The timeline of awaiting a rapture is broken into two parts: First one becomes willing to be stolen away, then one waits patiently for it to happen, occasionally topping up one’s own willingness and preparedness if stores seem to be running low. But the forces of heaven do the lifting, the heavy work, the spiriting away, the catching up of the body in the air. The timeline of transition is both alike and nothing like it: one becomes, if not willing to transition, at least curious, sometimes desperate, sometimes terrified, sometimes confident, sometimes tentative. Then, at some point, one has to do or say something in order to make it happen. The force of my desire to transition, when I allowed myself to be hit with the full force of it, felt so supernatural and overwhelming it was as if all I had to do was stand and wait and somehow the process would begin itself around me, first the lifting, then the heavy work, then the catching up of the body in the air, then the translation from the corruptible to the incorruptible. My own desires had seemed external to me—I certainly couldn’t remember deciding to want anything—so it stood to reason that whatever came next would happen to me rather than because of me.
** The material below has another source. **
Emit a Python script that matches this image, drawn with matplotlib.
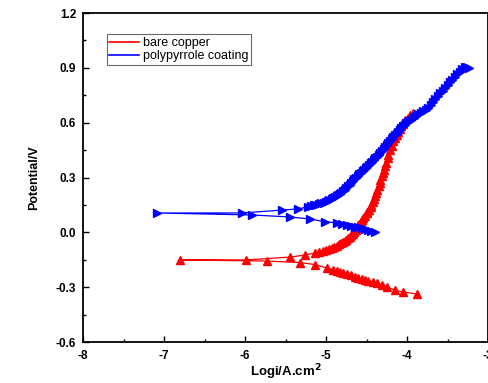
import matplotlib
matplotlib.use('Agg')
import matplotlib.pyplot as plt
from matplotlib.lines import Line2D
from matplotlib.ticker import MultipleLocator

plt.rcParams['font.family'] = ['Liberation Sans', 'DejaVu Sans']
plt.rcParams['font.size'] = 8

# bare copper: cathodic branch (scan start) then anodic branch
cu_cat_x = [-3.88, -4.05, -4.15, -4.25, -4.31, -4.37, -4.42, -4.48, -4.52, -4.56,
            -4.60, -4.64, -4.69, -4.74, -4.79, -4.83, -4.87, -4.91, -4.99, -5.14,
            -5.32, -5.73]
cu_cat_y = [-0.337, -0.326, -0.316, -0.299, -0.288, -0.277, -0.271, -0.266, -0.260, -0.255,
            -0.249, -0.244, -0.236, -0.228, -0.222, -0.217, -0.211, -0.206, -0.195, -0.176,
            -0.165, -0.157]
cu_an_x = [-6.80, -5.99, -5.44, -5.26, -5.14, -5.09, -5.04, -5.00, -4.96, -4.93,
           -4.90, -4.87, -4.84, -4.81, -4.79, -4.77, -4.75, -4.73, -4.71, -4.69,
           -4.67, -4.65, -4.63, -4.62, -4.60, -4.59, -4.57, -4.56, -4.54, -4.52,
           -4.50, -4.49, -4.47, -4.45, -4.44, -4.42, -4.41, -4.39, -4.38, -4.37,
           -4.35, -4.34, -4.33, -4.31, -4.30, -4.29, -4.27, -4.26, -4.24, -4.23,
           -4.21, -4.19, -4.17, -4.15, -4.13, -4.11, -4.09, -4.07, -4.05, -4.02,
           -3.99, -3.96, -3.93]
cu_an_y = [-0.151, -0.151, -0.135, -0.124, -0.113, -0.107, -0.100, -0.095, -0.090, -0.085,
           -0.079, -0.073, -0.066, -0.059, -0.053, -0.046, -0.040, -0.033, -0.025, -0.017,
           -0.008, 0.003, 0.015, 0.024, 0.038, 0.045, 0.058, 0.067, 0.080, 0.092,
           0.104, 0.111, 0.125, 0.140, 0.152, 0.168, 0.182, 0.200, 0.215, 0.230,
           0.252, 0.270, 0.287, 0.307, 0.325, 0.342, 0.362, 0.382, 0.405, 0.425,
           0.450, 0.475, 0.498, 0.518, 0.535, 0.550, 0.565, 0.580, 0.595, 0.612,
           0.628, 0.642, 0.653]

# polypyrrole coating
ppy_cat_x = [-4.40, -4.44, -4.48, -4.52, -4.56, -4.60, -4.64, -4.69, -4.74, -4.80,
             -4.86, -5.01, -5.20, -5.44, -5.91]
ppy_cat_y = [0.002, 0.008, 0.013, 0.019, 0.024, 0.027, 0.029, 0.035, 0.040, 0.046,
             0.051, 0.058, 0.073, 0.084, 0.095]
ppy_an_x = [-7.09, -6.04, -5.54, -5.35, -5.22, -5.18, -5.15, -5.12, -5.09, -5.06,
            -5.03, -5.00, -4.98, -4.96, -4.93, -4.91, -4.89, -4.87, -4.85, -4.83,
            -4.81, -4.79, -4.77, -4.75, -4.73, -4.71, -4.69, -4.67, -4.65, -4.63,
            -4.61, -4.59, -4.57, -4.55, -4.53, -4.51, -4.49, -4.47, -4.45, -4.43,
            -4.41, -4.39, -4.37, -4.35, -4.33, -4.31, -4.29, -4.27, -4.25, -4.23,
            -4.21, -4.19, -4.17, -4.15, -4.13, -4.11, -4.09, -4.07, -4.05, -4.03,
            -4.01, -3.99, -3.97, -3.95, -3.92, -3.89, -3.86, -3.83, -3.80, -3.77,
            -3.74, -3.71, -3.68, -3.65, -3.62, -3.59, -3.56, -3.53, -3.50, -3.47,
            -3.44, -3.41, -3.38, -3.35, -3.32, -3.29, -3.26, -3.23]
ppy_an_y = [0.106, 0.106, 0.122, 0.128, 0.140, 0.143, 0.147, 0.150, 0.154, 0.158,
            0.163, 0.168, 0.172, 0.177, 0.184, 0.190, 0.195, 0.200, 0.206, 0.212,
            0.218, 0.225, 0.234, 0.243, 0.252, 0.261, 0.270, 0.280, 0.290, 0.299,
            0.308, 0.317, 0.325, 0.333, 0.342, 0.350, 0.357, 0.367, 0.377, 0.386,
            0.396, 0.405, 0.415, 0.425, 0.434, 0.444, 0.455, 0.467, 0.478, 0.489,
            0.500, 0.510, 0.520, 0.530, 0.538, 0.548, 0.559, 0.570, 0.580, 0.589,
            0.596, 0.603, 0.610, 0.617, 0.625, 0.635, 0.645, 0.655, 0.662, 0.670,
            0.682, 0.698, 0.715, 0.730, 0.745, 0.760, 0.775, 0.790, 0.805, 0.820,
            0.835, 0.850, 0.865, 0.880, 0.892, 0.902, 0.905, 0.900]

fig = plt.figure(figsize=(4.89, 3.83), dpi=100)
ax = fig.add_axes([0.170, 0.107, 0.828, 0.859])

ax.plot(cu_cat_x + cu_an_x, cu_cat_y + cu_an_y, color='red', lw=0.9,
        marker='^', ms=6, mec='red', mfc='red')
ax.plot(ppy_cat_x + ppy_an_x, ppy_cat_y + ppy_an_y, color='blue', lw=0.9,
        marker='>', ms=6, mec='blue', mfc='blue')

ax.set_xlim(-8, -3)
ax.set_ylim(-0.6, 1.2)
ax.xaxis.set_minor_locator(MultipleLocator(0.5))
ax.yaxis.set_minor_locator(MultipleLocator(0.15))
ax.set_yticks([-0.6, -0.3, 0.0, 0.3, 0.6, 0.9, 1.2])
ax.set_yticklabels(['-0.6', '-0.3', '0.0', '0.3', '0.6', '0.9', '1.2'])
ax.set_xticks([-8, -7, -6, -5, -4, -3])
ax.set_xticklabels(['-8', '-7', '-6', '-5', '-4', '-3'])
ax.tick_params(which='both', direction='in', top=False, right=False, width=1)
ax.tick_params(which='major', length=4, labelsize=8.5)
ax.tick_params(axis='x', which='major', pad=6)
ax.tick_params(axis='y', which='major', pad=5)
ax.tick_params(which='minor', length=2.5)
for lab in ax.get_xticklabels() + ax.get_yticklabels():
    lab.set_fontweight('bold')
for sp in ax.spines.values():
    sp.set_linewidth(1.3)

ax.set_xlabel(r'Logi/A.cm$^\mathbf{2}$', fontsize=9.5, fontweight='bold', labelpad=0)
ax.set_ylabel('Potential/V', fontsize=9, fontweight='bold', labelpad=11)

handles = [Line2D([], [], color='red', lw=1.2), Line2D([], [], color='blue', lw=1.2)]
leg = ax.legend(handles, ['bare copper', 'polypyrrole coating'], loc='upper left',
                bbox_to_anchor=(0.058, 0.935), fontsize=9, frameon=True, fancybox=False,
                borderpad=0.2, labelspacing=0.1, handlelength=2.4, handletextpad=0.3,
                borderaxespad=0)
leg.get_frame().set_edgecolor('#444444')
leg.get_frame().set_linewidth(0.8)

fig.savefig('out.png', dpi=100)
“Then two will be in the field: one will be taken and the other left. Two women will be grinding flour at the mill: one will be taken and the other left. Watch therefore, for you do not know what hour your Lord is coming. But know this, that if the master of the house had not known what hour the thief would come, he would have watched and not suffered his house to be broken into. Therefore you also be ready, for you know not what hour your Lord comes.” I had not foreseen the hour when I would be struck by transition-longing. How then could I be asked to discern what came next? I hoped with all my heart to wait long enough for my desires to pass, or to be remade at someone else’s hands. “For God was pleased through Him to reconcile to Himself all things, whether things on earth or things in heaven, by making peace” (Col. 1:20). Everyone will be reconciled through peace and pleasure who can possibly stand it. If you don’t squeeze through the door at first, just wait patiently for Heaven to grind you into a shape that fits.